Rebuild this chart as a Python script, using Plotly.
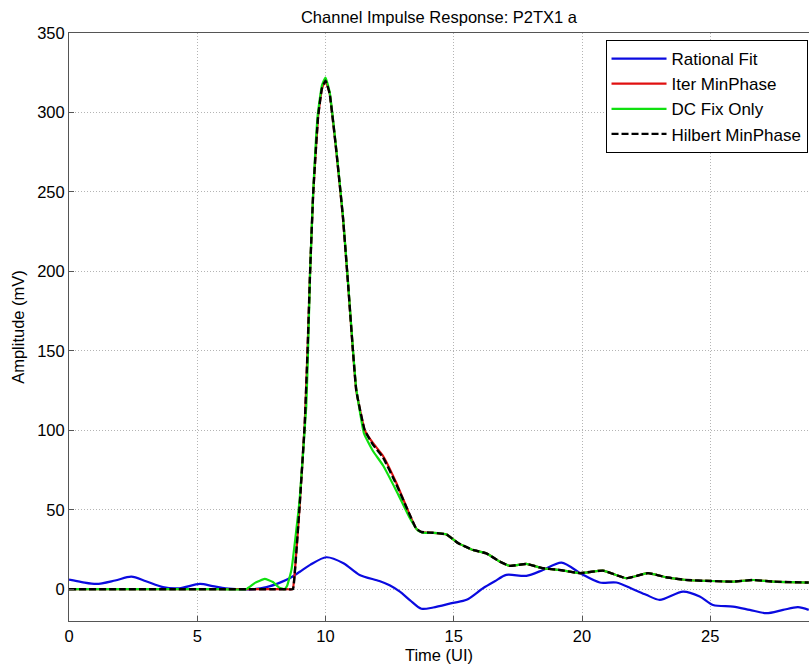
import plotly.graph_objects as go

# ---- data ----
rational_x = [0, 0.5, 1.07, 1.8, 2.43, 3.0, 3.66, 4.3, 5.1, 5.6, 6.1, 6.7, 7.2, 7.7, 8.2, 8.6, 9.0, 9.4,
              10.03, 10.7, 11.33, 12.1, 12.5, 12.9, 13.3, 13.74, 14.2, 14.97, 15.5, 16.14, 16.6, 17.05,
              17.83, 18.48, 19.2, 19.98, 20.69, 21.34, 21.99, 22.5, 23.03, 23.94, 24.59, 25.11, 25.89,
              26.54, 27.19, 27.84, 28.42, 28.84]
rational_y = [6, 4.5, 3.3, 5.5, 7.9, 5, 1.3, 0.6, 3.3, 2, 0.6, 0, 0, 1.3, 4, 6.9, 11, 15.3,
              20.1, 16.4, 9, 5.2, 2.5, -1.5, -7, -12.3, -11.5, -8.6, -6.7, 0.6, 5, 9,
              8.4, 12.1, 16.7, 9.6, 4.2, 4.2, 0, -3.5, -6.7, -1.5, -4.6, -9.9, -10.9,
              -13, -15.1, -13, -11.3, -13]

hilbert_x = [0, 2, 4, 6, 8, 8.5, 8.73, 8.8, 8.99, 9.19, 9.3, 9.4, 9.52, 9.71, 9.86, 10.0, 10.16, 10.42,
             10.68, 10.88, 11.07, 11.2, 11.53, 11.85, 12.24, 12.76, 13.28, 13.54, 13.74, 14.19, 14.71,
             15.17, 15.75, 16.27, 16.79, 17.18, 17.83, 18.48, 19.13, 19.91, 20.82, 21.73, 22.57, 23.29,
             24.07, 24.98, 25.89, 26.67, 27.45, 28.84]
hilbert_y = [0, 0, 0, 0, 0, 0, 0, 10, 52, 104, 150, 200, 249, 297, 315, 320, 312, 276,
             234, 192, 150, 125, 100, 91, 83, 66, 47, 38, 36, 35.5, 34.5,
             29, 24.7, 22.6, 17.4, 14.7, 15.9, 13.2, 12.1, 10.1, 11.7, 6.9, 10.1, 7.5,
             5.8, 5.2, 4.8, 5.8, 4.8, 4.2]

iter_x = [0, 2, 4, 6, 8, 8.5, 8.72, 8.8, 8.99, 9.19, 9.3, 9.4, 9.52, 9.71, 9.86, 10.0, 10.16, 10.42,
          10.68, 10.88, 11.07, 11.2, 11.53, 11.85, 12.24, 12.76, 13.28, 13.54, 13.74, 14.19, 14.71,
          15.17, 15.75, 16.27, 16.79, 17.18, 17.83, 18.48, 19.13, 19.91, 20.82, 21.73, 22.57, 23.29,
          24.07, 24.98, 25.89, 26.67, 27.45, 28.84]
iter_y = [0, 0, 0, 0, 0, 0, 0, 10, 52, 104, 150, 200, 249, 297, 315, 320, 312, 276,
          234, 192, 150, 125, 100, 92, 84, 67, 47, 38, 36, 35.5, 34.5,
          29, 24.7, 22.6, 17.4, 14.7, 15.9, 13.2, 12.1, 10.1, 11.7, 6.9, 10.1, 7.5,
          5.8, 5.2, 4.8, 5.8, 4.8, 4.2]

dcfix_x = [0, 2, 4, 6, 6.9, 7.25, 7.63, 7.95, 8.2, 8.4, 8.5, 8.67, 8.99, 9.25, 9.32, 9.4, 9.52, 9.7,
           9.86, 10.0, 10.16, 10.42, 10.68, 10.88, 11.07, 11.2, 11.5, 11.85, 12.24, 12.76, 13.28, 13.6,
           13.8, 14.19, 14.71, 15.17, 15.75, 16.27, 16.79, 17.18, 17.83, 18.48, 19.13, 19.91, 20.82,
           21.73, 22.57, 23.29, 24.07, 24.98, 25.89, 26.67, 27.45, 28.84]
dcfix_y = [0, 0, 0, 0, 0, 4, 6.5, 4.5, 1, 0, 2, 12, 56, 115, 150, 200, 250, 299,
           317, 322, 313, 277, 235, 193, 151, 126, 98, 87, 78, 62, 45, 37,
           35.5, 35.5, 34.5, 29, 24.7, 22.6, 17.4, 14.7, 15.9, 13.2, 12.1, 10.1, 11.7,
           6.9, 10.1, 7.5, 5.8, 5.2, 4.8, 5.8, 4.8, 4.2]

x_ticks = [0, 5, 10, 15, 20, 25]
y_ticks = [0, 50, 100, 150, 200, 250, 300, 350]

FONT = "Liberation Sans, Arial, Helvetica, sans-serif"

fig = go.Figure()
fig.add_trace(go.Scatter(x=rational_x, y=rational_y, mode="lines", name="Rational Fit",
                         line=dict(color="#0a0ae0", width=2.2, shape="spline", smoothing=0.8)))
fig.add_trace(go.Scatter(x=iter_x, y=iter_y, mode="lines", name="Iter MinPhase",
                         line=dict(color="#e01010", width=2.2, shape="spline", smoothing=0.35)))
fig.add_trace(go.Scatter(x=dcfix_x, y=dcfix_y, mode="lines", name="DC Fix Only",
                         line=dict(color="#10e010", width=2.2, shape="spline", smoothing=0.35)))
fig.add_trace(go.Scatter(x=hilbert_x, y=hilbert_y, mode="lines", name="Hilbert MinPhase",
                         line=dict(color="black", width=2.4, dash="7px,3px", shape="spline", smoothing=0.35)))

fig.update_layout(
    width=809, height=669,
    margin=dict(l=69, r=0, t=33, b=48, autoexpand=False),
    paper_bgcolor="white", plot_bgcolor="white",
    font=dict(family=FONT, size=16.5, color="black"),
    title=dict(text="Channel Impulse Response: P2TX1 a", x=0.5, xref="paper", xanchor="center",
               y=1 - 17 / 669, yref="container", yanchor="middle",
               font=dict(family=FONT, size=16.5, color="black")),
    showlegend=True,
    legend=dict(x=0.998, xanchor="right", y=0.988, yanchor="top",
                bgcolor="white", bordercolor="black", borderwidth=1,
                font=dict(family=FONT, size=17, color="black"),
                itemwidth=55, tracegroupgap=0),
)
fig.update_xaxes(range=[0, 28.85], tickvals=x_ticks, ticktext=[str(v) for v in x_ticks],
                 showgrid=True, gridcolor="#b4b4b4", griddash="1px,2px", gridwidth=1,
                 zeroline=False, showline=True, linecolor="#555555", linewidth=1, mirror=True,
                 ticks="inside", ticklen=5, tickcolor="#555555",
                 title=dict(text="Time (UI)", standoff=5, font=dict(family=FONT, size=16.5)))
fig.update_yaxes(range=[-20, 350], tickvals=y_ticks, ticktext=[str(v) for v in y_ticks],
                 showgrid=True, gridcolor="#b4b4b4", griddash="1px,2px", gridwidth=1,
                 zeroline=False, showline=True, linecolor="#555555", linewidth=1, mirror=False,
                 ticks="inside", ticklen=5, tickcolor="#555555",
                 title=dict(text="Amplitude (mV)", standoff=8, font=dict(family=FONT, size=16.5)))

fig.write_html("out.html")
=======
Job –
Without the images, write out each line of the data verbatim.

Result below –
Rebuild this chart as a Python script, using Plotly.
import plotly.graph_objects as go

# ---- data ----
rational_x = [0, 0.5, 1.07, 1.8, 2.43, 3.0, 3.66, 4.3, 5.1, 5.6, 6.1, 6.7, 7.2, 7.7, 8.2, 8.6, 9.0, 9.4,
              10.03, 10.7, 11.33, 12.1, 12.5, 12.9, 13.3, 13.74, 14.2, 14.97, 15.5, 16.14, 16.6, 17.05,
              17.83, 18.48, 19.2, 19.98, 20.69, 21.34, 21.99, 22.5, 23.03, 23.94, 24.59, 25.11, 25.89,
              26.54, 27.19, 27.84, 28.42, 28.84]
rational_y = [6, 4.5, 3.3, 5.5, 7.9, 5, 1.3, 0.6, 3.3, 2, 0.6, 0, 0, 1.3, 4, 6.9, 11, 15.3,
              20.1, 16.4, 9, 5.2, 2.5, -1.5, -7, -12.3, -11.5, -8.6, -6.7, 0.6, 5, 9,
              8.4, 12.1, 16.7, 9.6, 4.2, 4.2, 0, -3.5, -6.7, -1.5, -4.6, -9.9, -10.9,
              -13, -15.1, -13, -11.3, -13]

hilbert_x = [0, 2, 4, 6, 8, 8.5, 8.73, 8.8, 8.99, 9.19, 9.3, 9.4, 9.52, 9.71, 9.86, 10.0, 10.16, 10.42,
             10.68, 10.88, 11.07, 11.2, 11.53, 11.85, 12.24, 12.76, 13.28, 13.54, 13.74, 14.19, 14.71,
             15.17, 15.75, 16.27, 16.79, 17.18, 17.83, 18.48, 19.13, 19.91, 20.82, 21.73, 22.57, 23.29,
             24.07, 24.98, 25.89, 26.67, 27.45, 28.84]
hilbert_y = [0, 0, 0, 0, 0, 0, 0, 10, 52, 104, 150, 200, 249, 297, 315, 320, 312, 276,
             234, 192, 150, 125, 100, 91, 83, 66, 47, 38, 36, 35.5, 34.5,
             29, 24.7, 22.6, 17.4, 14.7, 15.9, 13.2, 12.1, 10.1, 11.7, 6.9, 10.1, 7.5,
             5.8, 5.2, 4.8, 5.8, 4.8, 4.2]

iter_x = [0, 2, 4, 6, 8, 8.5, 8.72, 8.8, 8.99, 9.19, 9.3, 9.4, 9.52, 9.71, 9.86, 10.0, 10.16, 10.42,
          10.68, 10.88, 11.07, 11.2, 11.53, 11.85, 12.24, 12.76, 13.28, 13.54, 13.74, 14.19, 14.71,
          15.17, 15.75, 16.27, 16.79, 17.18, 17.83, 18.48, 19.13, 19.91, 20.82, 21.73, 22.57, 23.29,
          24.07, 24.98, 25.89, 26.67, 27.45, 28.84]
iter_y = [0, 0, 0, 0, 0, 0, 0, 10, 52, 104, 150, 200, 249, 297, 315, 320, 312, 276,
          234, 192, 150, 125, 100, 92, 84, 67, 47, 38, 36, 35.5, 34.5,
          29, 24.7, 22.6, 17.4, 14.7, 15.9, 13.2, 12.1, 10.1, 11.7, 6.9, 10.1, 7.5,
          5.8, 5.2, 4.8, 5.8, 4.8, 4.2]

dcfix_x = [0, 2, 4, 6, 6.9, 7.25, 7.63, 7.95, 8.2, 8.4, 8.5, 8.67, 8.99, 9.25, 9.32, 9.4, 9.52, 9.7,
           9.86, 10.0, 10.16, 10.42, 10.68, 10.88, 11.07, 11.2, 11.5, 11.85, 12.24, 12.76, 13.28, 13.6,
           13.8, 14.19, 14.71, 15.17, 15.75, 16.27, 16.79, 17.18, 17.83, 18.48, 19.13, 19.91, 20.82,
           21.73, 22.57, 23.29, 24.07, 24.98, 25.89, 26.67, 27.45, 28.84]
dcfix_y = [0, 0, 0, 0, 0, 4, 6.5, 4.5, 1, 0, 2, 12, 56, 115, 150, 200, 250, 299,
           317, 322, 313, 277, 235, 193, 151, 126, 98, 87, 78, 62, 45, 37,
           35.5, 35.5, 34.5, 29, 24.7, 22.6, 17.4, 14.7, 15.9, 13.2, 12.1, 10.1, 11.7,
           6.9, 10.1, 7.5, 5.8, 5.2, 4.8, 5.8, 4.8, 4.2]

x_ticks = [0, 5, 10, 15, 20, 25]
y_ticks = [0, 50, 100, 150, 200, 250, 300, 350]

FONT = "Liberation Sans, Arial, Helvetica, sans-serif"

fig = go.Figure()
fig.add_trace(go.Scatter(x=rational_x, y=rational_y, mode="lines", name="Rational Fit",
                         line=dict(color="#0a0ae0", width=2.2, shape="spline", smoothing=0.8)))
fig.add_trace(go.Scatter(x=iter_x, y=iter_y, mode="lines", name="Iter MinPhase",
                         line=dict(color="#e01010", width=2.2, shape="spline", smoothing=0.35)))
fig.add_trace(go.Scatter(x=dcfix_x, y=dcfix_y, mode="lines", name="DC Fix Only",
                         line=dict(color="#10e010", width=2.2, shape="spline", smoothing=0.35)))
fig.add_trace(go.Scatter(x=hilbert_x, y=hilbert_y, mode="lines", name="Hilbert MinPhase",
                         line=dict(color="black", width=2.4, dash="7px,3px", shape="spline", smoothing=0.35)))

fig.update_layout(
    width=809, height=669,
    margin=dict(l=69, r=0, t=33, b=48, autoexpand=False),
    paper_bgcolor="white", plot_bgcolor="white",
    font=dict(family=FONT, size=16.5, color="black"),
    title=dict(text="Channel Impulse Response: P2TX1 a", x=0.5, xref="paper", xanchor="center",
               y=1 - 17 / 669, yref="container", yanchor="middle",
               font=dict(family=FONT, size=16.5, color="black")),
    showlegend=True,
    legend=dict(x=0.998, xanchor="right", y=0.988, yanchor="top",
                bgcolor="white", bordercolor="black", borderwidth=1,
                font=dict(family=FONT, size=17, color="black"),
                itemwidth=55, tracegroupgap=0),
)
fig.update_xaxes(range=[0, 28.85], tickvals=x_ticks, ticktext=[str(v) for v in x_ticks],
                 showgrid=True, gridcolor="#b4b4b4", griddash="1px,2px", gridwidth=1,
                 zeroline=False, showline=True, linecolor="#555555", linewidth=1, mirror=True,
                 ticks="inside", ticklen=5, tickcolor="#555555",
                 title=dict(text="Time (UI)", standoff=5, font=dict(family=FONT, size=16.5)))
fig.update_yaxes(range=[-20, 350], tickvals=y_ticks, ticktext=[str(v) for v in y_ticks],
                 showgrid=True, gridcolor="#b4b4b4", griddash="1px,2px", gridwidth=1,
                 zeroline=False, showline=True, linecolor="#555555", linewidth=1, mirror=False,
                 ticks="inside", ticklen=5, tickcolor="#555555",
                 title=dict(text="Amplitude (mV)", standoff=8, font=dict(family=FONT, size=16.5)))

fig.write_html("out.html")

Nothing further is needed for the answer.